Cleanup has begun to remove debris left by the wreck of the Ann Kathleen, a 64-foot fishing vessel. The boat came ashore Thursday, May 2 after catching fire. No one was injured. During cleanup, visitor parking and boat ramp access at Boice-Cope County Park several miles to the south will be restricted.
Several entities responded initially—including the Oregon Department of Environmental Quality, Oregon Parks and Recreation Department, U.S. Coast Guard, and a representative of the boat’s private insurer—to remove more than 1,000 gallons of diesel fuel from the craft’s fuel tanks. The current team—OPRD, the insurer, Coquille Indian Tribe, U.S. Fish and Wildlife Service, U.S. Bureau of Land Management, and Global Dive and Salvage, Inc. out of Seattle—expect to begin removing as much of the ship’s remains as possible over the next several days.
Significant portions of the hull, mast, and mechanical components are on the beach.

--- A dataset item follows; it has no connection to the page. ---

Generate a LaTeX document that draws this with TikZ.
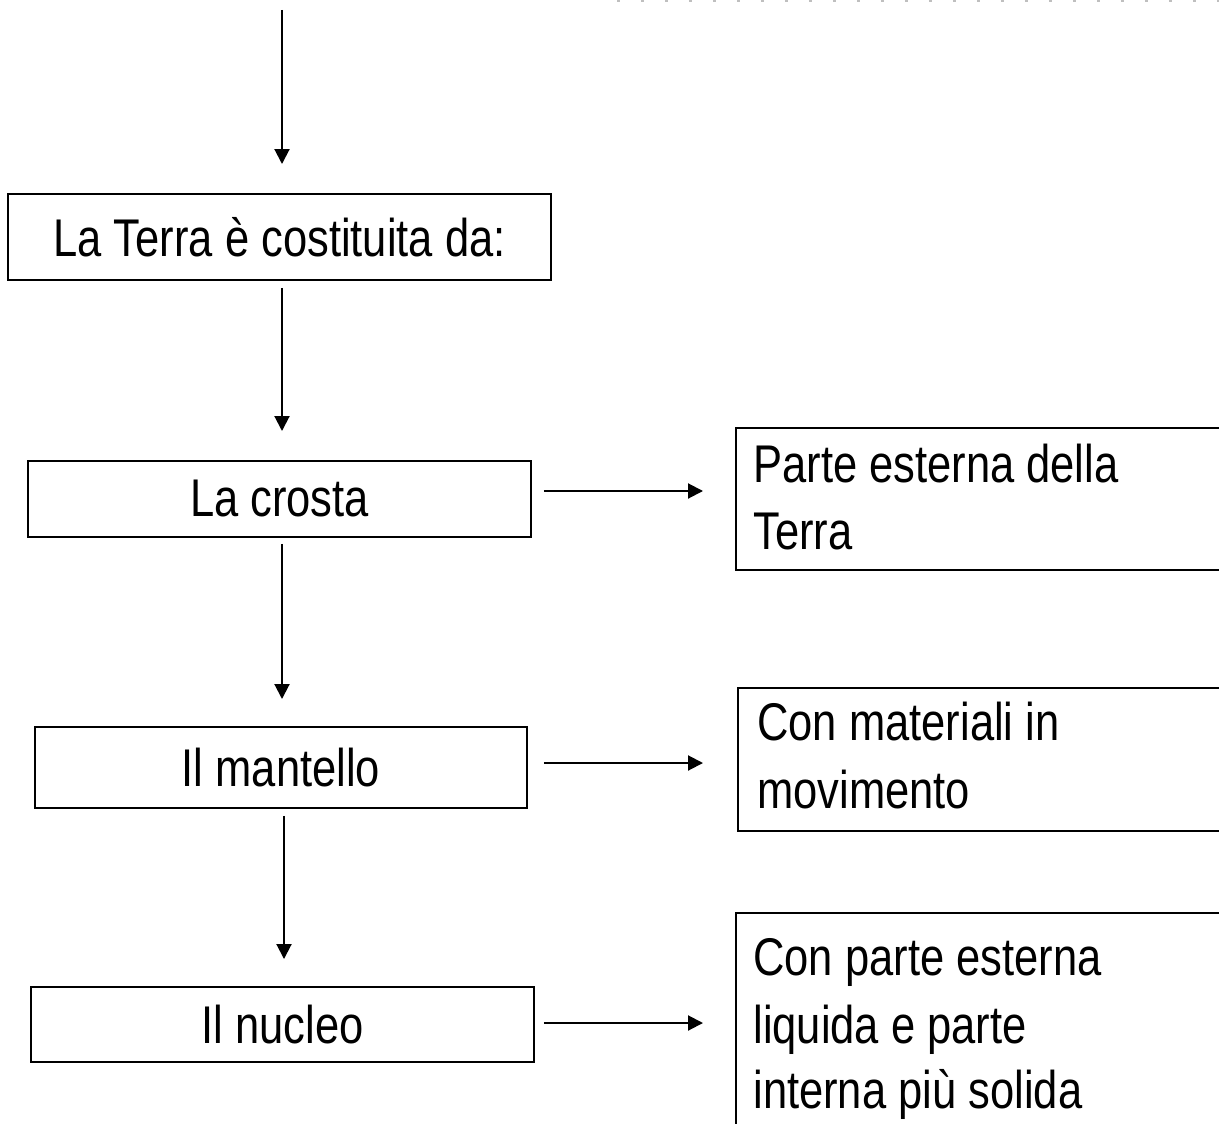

Sand has already started to accumulate around the wreckage, requiring excavation before the wreck can be cut up and airlifted by helicopter to the Cape Blanco Airport eight miles south. The work is being funded by the ship’s insurer. Some portion of the wreck may be left buried deep on the shore if conditions make removal too difficult.
Staff will be keeping a constant eye on the federally-protected western snowy plover and other sensitive resources as the work progresses. The need to protect active nests and public safety in the area is compelling the rapid response.
The wreck is several miles from a developed beach access and receives few visitors this time of year. Anyone visiting should give the work site a wide berth, watch for vehicles on the beach, and respect the plover nesting area by sticking to the wet sand. More information on plovers is online at https://bit.ly/wsplover.
A small amount of lightweight debris from the wreck has spread several miles south. Beach visitors south of the signed plover nesting area can help by carrying trash bags and gloves on any visit and leaving the beach cleaner than they found it.